DW also suggested using coconut oil or almond massage oil for foreplay lubricant because it’ll also help with vaginal dryness. She likes the natural stuff and I bought MELT massage oil for massage BUT it has become a staple in our bedroom after she tried it on me for OS and she never wanted coconut oil again because almond oil is more stable, esecpailly in the winter here.
HRT not only involves the secondary benefits of relieving symptoms but the primary reason for HRT is the big 3: Heart attack/Alzheimers/Osteoporosis. Very important as heart attack kills far more women than cancer.
I am on HRT and have been for at least 3 years but despite that and alleviation of many symptoms, i still have different symptoms down there. Penetration doesn't feel exquisitely good like it used to, in fact it feels just--wooden. But clitoral stimulation still results in good orgasms but they vary. All a normal part of aging, unfortunately and in addition to urging her to explore HRT, you both have to wrap your head around your new normal and bring humor into it and be prepared for lowered expectations and attitude adjustments. Sex can be wonderful in later years but it most certainly is different.
I would urge her to look up Menopause Barbie on YT. She is a retired gynecologist that specializes in menopause, she has over 100 videos that can be overwhelming but i have never heard anyone like her explain the truth of hormones and menopause, your wife will learn a lot.
My DW had some of the same issues. We found out she was in perimenopause! Welcome to the next stage in life! You will face new challenges to walk through together.

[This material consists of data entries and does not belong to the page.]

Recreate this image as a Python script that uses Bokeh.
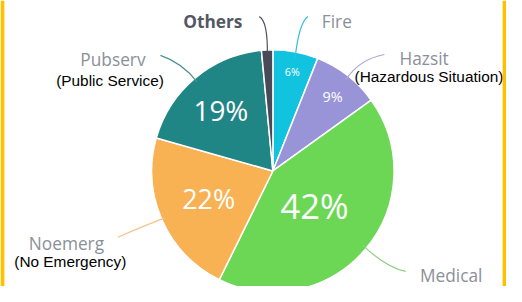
import math
from bokeh.plotting import figure
from bokeh.models import ColumnDataSource
from bokeh.core.properties import value
from bokeh.embed import file_html
from bokeh.resources import INLINE

# ---- data ----
categories = ["Fire", "Hazsit", "Medical", "Noemerg", "Pubserv", "Others"]
subtitles = ["", "(Hazardous Situation)", "", "(No Emergency)", "(Public Service)", ""]
shares = [6, 9, 42, 22, 19, 1.5]
pct_labels = ["6%", "9%", "42%", "22%", "19%", ""]

# ---- styles ----
colors = ["#12c3e0", "#9994d8", "#6bd755", "#f8b153", "#1f8585", "#474a58"]
leader_colors = ["#2ec0dc", "#a9a5de", "#8cd07f", "#f2c48c", "#4a8f8f", "#4c4f5c"]
pct_r = [0.85, 0.80, 0.45, 0.58, 0.67, 0]
pct_size = [11, 15, 36, 28, 29, 0]
# label anchor (reference pixel coords: x right, y down)
name_pos = [(347, 22), (437, 61), (465, 290), (68, 257), (116, 62), (219, 22)]
sub_pos = [None, (442, 80), None, (72, 276), (113, 84), None]
leader_end = [(317, 17), (396, 57), (418, 286), (121, 250), (165, 58), (267, 17)]
leader_ctrl = [(308, 24), (370, 62), (398, 282), (148, 238), (188, 66), (276, 22)]

W, H = 522, 302
cx, cy, R = 281, 180, 125
S = 0.96


def fy(y):
    return H - y


p = figure(width=506, height=286, x_range=(0, W), y_range=(0, H),
           output_backend="svg", toolbar_location=None, min_border=0)
p.axis.visible = False
p.grid.visible = False
p.outline_line_color = None
p.background_fill_color = "white"
p.border_fill_color = "white"

total = sum(shares)
starts, ends, mids = [], [], []
acc = 0.0
for s in shares:
    f0 = acc / total
    acc += s
    f1 = acc / total
    starts.append(math.pi / 2 - 2 * math.pi * f0)
    ends.append(math.pi / 2 - 2 * math.pi * f1)
    mids.append(2 * math.pi * (f0 + f1) / 2)  # clockwise from top

src = ColumnDataSource(dict(start=starts, end=ends, color=colors))
p.wedge(x=cx, y=fy(cy), radius=R, start_angle="start", end_angle="end",
        direction="clock", fill_color="color", line_color="white",
        line_width=1.5, source=src)

# percentage labels
for i, t in enumerate(pct_labels):
    if not t:
        continue
    a = mids[i]
    x = cx + R * pct_r[i] * math.sin(a)
    y = cy - R * pct_r[i] * math.cos(a)
    p.text(x=[x], y=[fy(y)], text=[t], text_color="white",
           text_font=value("Open Sans"), text_font_size=f"{pct_size[i]*S:.1f}px",
           text_align="center", text_baseline="middle")

# leader lines
for i in range(len(categories)):
    a = mids[i]
    x0 = cx + (R - 3) * math.sin(a)
    y0 = cy - (R - 3) * math.cos(a)
    x1, y1 = leader_end[i]
    qx, qy = leader_ctrl[i]
    p.quadratic(x0=[x0], y0=[fy(y0)], x1=[x1], y1=[fy(y1)], cx=[qx], cy=[fy(qy)],
                line_color=leader_colors[i], line_width=1.2)

# category names
for i, name in enumerate(categories):
    x, y = name_pos[i]
    bold = name == "Others"
    p.text(x=[x], y=[fy(y)], text=[name],
           text_color="#545865" if bold else "#8b9098",
           text_font=value("Open Sans"), text_font_size=f"{18*S:.1f}px",
           text_font_style="bold" if bold else "normal",
           text_align="center", text_baseline="middle")
    if sub_pos[i]:
        sx, sy = sub_pos[i]
        p.text(x=[sx], y=[fy(sy)], text=[subtitles[i]], text_color="black",
               text_font=value("Liberation Sans"), text_font_size=f"{16*S:.1f}px",
               text_align="center", text_baseline="middle")

# yellow side borders
p.quad(left=[0, W - 4], right=[4, W], bottom=[0, 0], top=[H, H],
       fill_color="#FFC000", line_color=None)

open("out.html", "w").write(file_html(p, INLINE))
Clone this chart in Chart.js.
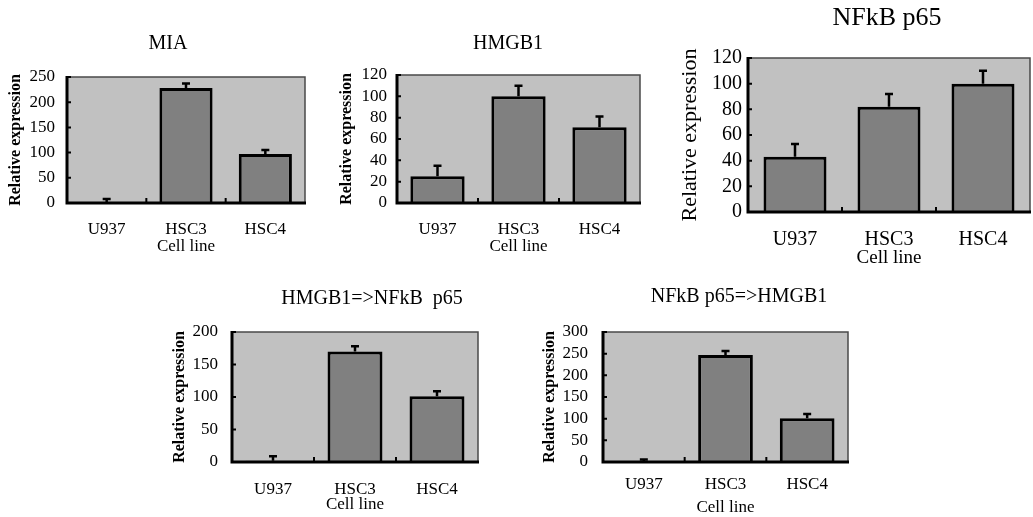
<!DOCTYPE html>
<html>
<head>
<meta charset="utf-8">
<title>Relative expression by cell line</title>
<script src="https://cdn.jsdelivr.net/npm/chart.js@4.4.1/dist/chart.umd.min.js"></script>
<style>
    html, body { margin: 0; padding: 0; background: #fff; overflow: hidden; }
    body { width: 1033px; height: 517px; position: relative; }
    canvas { position: absolute; }
</style>
</head>
<body>
<canvas id="chartMIA"></canvas>
<canvas id="chartHMGB1"></canvas>
<canvas id="chartNFkB"></canvas>
<canvas id="chartHMGB1toNFkB"></canvas>
<canvas id="chartNFkBtoHMGB1"></canvas>
<script>
// Data
const cellLines = ['U937', 'HSC3', 'HSC4'];

const miaValues = [2, 228, 97];
const miaErrors = [6, 9, 8];
const miaTicks = [0, 50, 100, 150, 200, 250];

const hmgb1Values = [25, 100, 71];
const hmgb1Errors = [10, 10, 10];
const hmgb1Ticks = [0, 20, 40, 60, 80, 100, 120];

const nfkbValues = [43, 82, 100];
const nfkbErrors = [10, 10, 10];
const nfkbTicks = [0, 20, 40, 60, 80, 100, 120];

const hmgb1ToNfkbValues = [2, 170, 101];
const hmgb1ToNfkbErrors = [7, 8, 8];
const hmgb1ToNfkbTicks = [0, 50, 100, 150, 200];

const nfkbToHmgb1Values = [2, 247, 101];
const nfkbToHmgb1Errors = [4, 9, 10];
const nfkbToHmgb1Ticks = [0, 50, 100, 150, 200, 250, 300];

const FONT = '"Liberation Serif", "Times New Roman", serif';
const smallFonts = { title: 20, tick: 17, yTitle: 16, yTitleWeight: 'bold', xTitle: 17 };
const bigFonts = { title: 26, tick: 20, yTitle: 22, yTitleWeight: 'normal', xTitle: 19 };

// Page layout of each panel (plot box in page pixels)
const panels = [
    { id: 'chartMIA', title: 'MIA', values: miaValues, errors: miaErrors, ticks: miaTicks,
      plot: { l: 67, t: 77, r: 305, b: 203 }, titleX: 168, titleY: 44,
      yTitleX: 16, tickRight: 55, xLabelY: 230, xTitleY: 247, fonts: smallFonts },
    { id: 'chartHMGB1', title: 'HMGB1', values: hmgb1Values, errors: hmgb1Errors, ticks: hmgb1Ticks,
      plot: { l: 397, t: 75, r: 640, b: 203 }, titleX: 508, titleY: 44,
      yTitleX: 347, tickRight: 387, xLabelY: 230, xTitleY: 247, fonts: smallFonts },
    { id: 'chartNFkB', title: 'NFkB p65', values: nfkbValues, errors: nfkbErrors, ticks: nfkbTicks,
      plot: { l: 748, t: 58, r: 1030, b: 212 }, titleX: 887, titleY: 18,
      yTitleX: 690, tickRight: 742, xLabelY: 240, xTitleY: 258, fonts: bigFonts },
    { id: 'chartHMGB1toNFkB', title: 'HMGB1=>NFkB  p65', values: hmgb1ToNfkbValues, errors: hmgb1ToNfkbErrors, ticks: hmgb1ToNfkbTicks,
      plot: { l: 232, t: 332, r: 478, b: 462 }, titleX: 372, titleY: 299,
      yTitleX: 180, tickRight: 218, xLabelY: 490, xTitleY: 505, fonts: smallFonts },
    { id: 'chartNFkBtoHMGB1', title: 'NFkB p65=>HMGB1', values: nfkbToHmgb1Values, errors: nfkbToHmgb1Errors, ticks: nfkbToHmgb1Ticks,
      plot: { l: 603, t: 332, r: 848, b: 462 }, titleX: 739, titleY: 297,
      yTitleX: 550, tickRight: 588, xLabelY: 485, xTitleY: 508, fonts: smallFonts }
];

// Plot background, frame, inner tick marks, error bars and panel title
const panelDecor = {
    id: 'panelDecor',
    beforeDatasetsDraw(chart, args, opts) {
        const { ctx, chartArea: a } = chart;
        ctx.save();
        ctx.fillStyle = '#c1c1c1';
        ctx.fillRect(a.left, a.top, a.right - a.left, a.bottom - a.top);
        ctx.restore();
    },
    afterDatasetsDraw(chart, args, opts) {
        const { ctx, chartArea: a, scales } = chart;
        const y = scales.y;
        const x = scales.x;
        const ds = chart.data.datasets[0];
        ctx.save();

        // error bars (upper half only)
        ctx.strokeStyle = '#000';
        ctx.lineWidth = 2.5;
        chart.getDatasetMeta(0).data.forEach((bar, i) => {
            const top = y.getPixelForValue(ds.data[i] + opts.errors[i]);
            ctx.beginPath();
            ctx.moveTo(bar.x, bar.y);
            ctx.lineTo(bar.x, top);
            ctx.moveTo(bar.x - 4, top);
            ctx.lineTo(bar.x + 4, top);
            ctx.stroke();
        });

        // thin top/right frame
        ctx.strokeStyle = '#4a4a4a';
        ctx.lineWidth = 1.5;
        ctx.beginPath();
        ctx.moveTo(a.left, a.top);
        ctx.lineTo(a.right, a.top);
        ctx.lineTo(a.right, a.bottom);
        ctx.stroke();

        // heavy axes
        ctx.strokeStyle = '#000';
        ctx.lineWidth = 3;
        ctx.beginPath();
        ctx.moveTo(a.left, a.top - 1);
        ctx.lineTo(a.left, a.bottom);
        ctx.lineTo(a.right + 1, a.bottom);
        ctx.stroke();

        // inward tick marks
        ctx.lineWidth = 2;
        ctx.beginPath();
        y.ticks.forEach(t => {
            const py = y.getPixelForValue(t.value);
            ctx.moveTo(a.left, py);
            ctx.lineTo(a.left + 4, py);
        });
        for (let i = 0; i < cellLines.length - 1; i++) {
            const px = (x.getPixelForValue(i) + x.getPixelForValue(i + 1)) / 2;
            ctx.moveTo(px, a.bottom);
            ctx.lineTo(px, a.bottom - 5);
        }
        ctx.stroke();
        ctx.restore();
    },
    afterDraw(chart, args, opts) {
        const { ctx } = chart;
        ctx.save();
        ctx.fillStyle = '#000';
        ctx.font = `${opts.fontSize}px ${FONT}`;
        ctx.textAlign = 'center';
        ctx.textBaseline = 'middle';
        ctx.fillText(opts.text, opts.x, opts.y);
        ctx.restore();
    }
};

function buildPanel(p) {
    const f = p.fonts;
    const cl = Math.round(p.yTitleX - 0.6 * f.yTitle - 2);
    const ct = p.titleY - 20;
    const cr = p.plot.r + 12;
    const cb = Math.round(p.xTitleY + 0.6 * f.xTitle + 2);

    const canvas = document.getElementById(p.id);
    canvas.width = cr - cl;
    canvas.height = cb - ct;
    canvas.style.left = cl + 'px';
    canvas.style.top = ct + 'px';

    return new Chart(canvas, {
        type: 'bar',
        data: {
            labels: cellLines,
            datasets: [{
                data: p.values,
                backgroundColor: '#808080',
                borderColor: '#000',
                borderWidth: 3,
                categoryPercentage: 1,
                barPercentage: 0.67
            }]
        },
        options: {
            responsive: false,
            animation: false,
            events: [],
            layout: { padding: { top: p.plot.t - ct, right: cr - p.plot.r, left: 0, bottom: 0 } },
            plugins: {
                legend: { display: false },
                tooltip: { enabled: false },
                title: { display: false },
                panelDecor: {
                    errors: p.errors,
                    text: p.title,
                    x: p.titleX - cl,
                    y: p.titleY - ct,
                    fontSize: f.title
                }
            },
            scales: {
                x: {
                    grid: { display: false, drawTicks: false },
                    border: { display: false },
                    ticks: {
                        color: '#000',
                        font: { family: FONT, size: f.tick },
                        padding: p.xLabelY - p.plot.b - 0.6 * f.tick,
                        maxRotation: 0
                    },
                    title: {
                        display: true,
                        text: 'Cell line',
                        color: '#000',
                        font: { family: FONT, size: f.xTitle },
                        padding: { top: 0, bottom: 2 }
                    },
                    afterFit: s => { s.height = cb - p.plot.b; }
                },
                y: {
                    min: p.ticks[0],
                    max: p.ticks[p.ticks.length - 1],
                    grid: { display: false, drawTicks: false },
                    border: { display: false },
                    ticks: {
                        color: '#000',
                        autoSkip: false,
                        font: { family: FONT, size: f.tick },
                        padding: p.plot.l - p.tickRight
                    },
                    afterBuildTicks: s => { s.ticks = p.ticks.map(v => ({ value: v })); },
                    title: {
                        display: true,
                        text: 'Relative expression',
                        color: '#000',
                        font: { family: FONT, size: f.yTitle, weight: f.yTitleWeight },
                        padding: { top: 2, bottom: 0 }
                    },
                    afterFit: s => { s.width = p.plot.l - cl; }
                }
            }
        },
        plugins: [panelDecor]
    });
}

panels.forEach(buildPanel);
</script>
</body>
</html>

One thing to remember: Love and sex may have been primarily hormone driven in the past. But you will find that they can be sustained by passionate emotion and deep commitment too!
We make a point of scheduling PIV sex at least once a week, and usually engage in some other sex play during the week (HJ for me in the shower or bathtub, sometimes PIV sex, etc.). Scheduled sex may sound boring, but knowing we will be having PIV sex on Saturday morning gives us something to look forward to, and gives DW and I time and motivation to make preparations. For example, my wife might take time during the week to find a piece of lingerie she has not worn for awhile, or put out some extra candles to enhance the romantic atmosphere of our bedroom. I will make sure I am groomed (smooth nails, shaved face, etc.) so I smell and 'feel' good when I cuddle and 'touch' my wife. I think about new activities we can engage in during foreplay; recently I have started using a feather to tickle her back and butt and started using some new vibrators during the cuddling phase of our love making session. On a weekly basis we discuss and talk about what each of us needs and wants to make our sex lives satisfying.
Having a quality sex life requires active engagement on the part of both spouses, and means lot of frequent communication and patient listening. These things become even more important as we start to age, or when other factors bring change into our sex lives (birth of a child, etc.) I will be praying for you and your wife.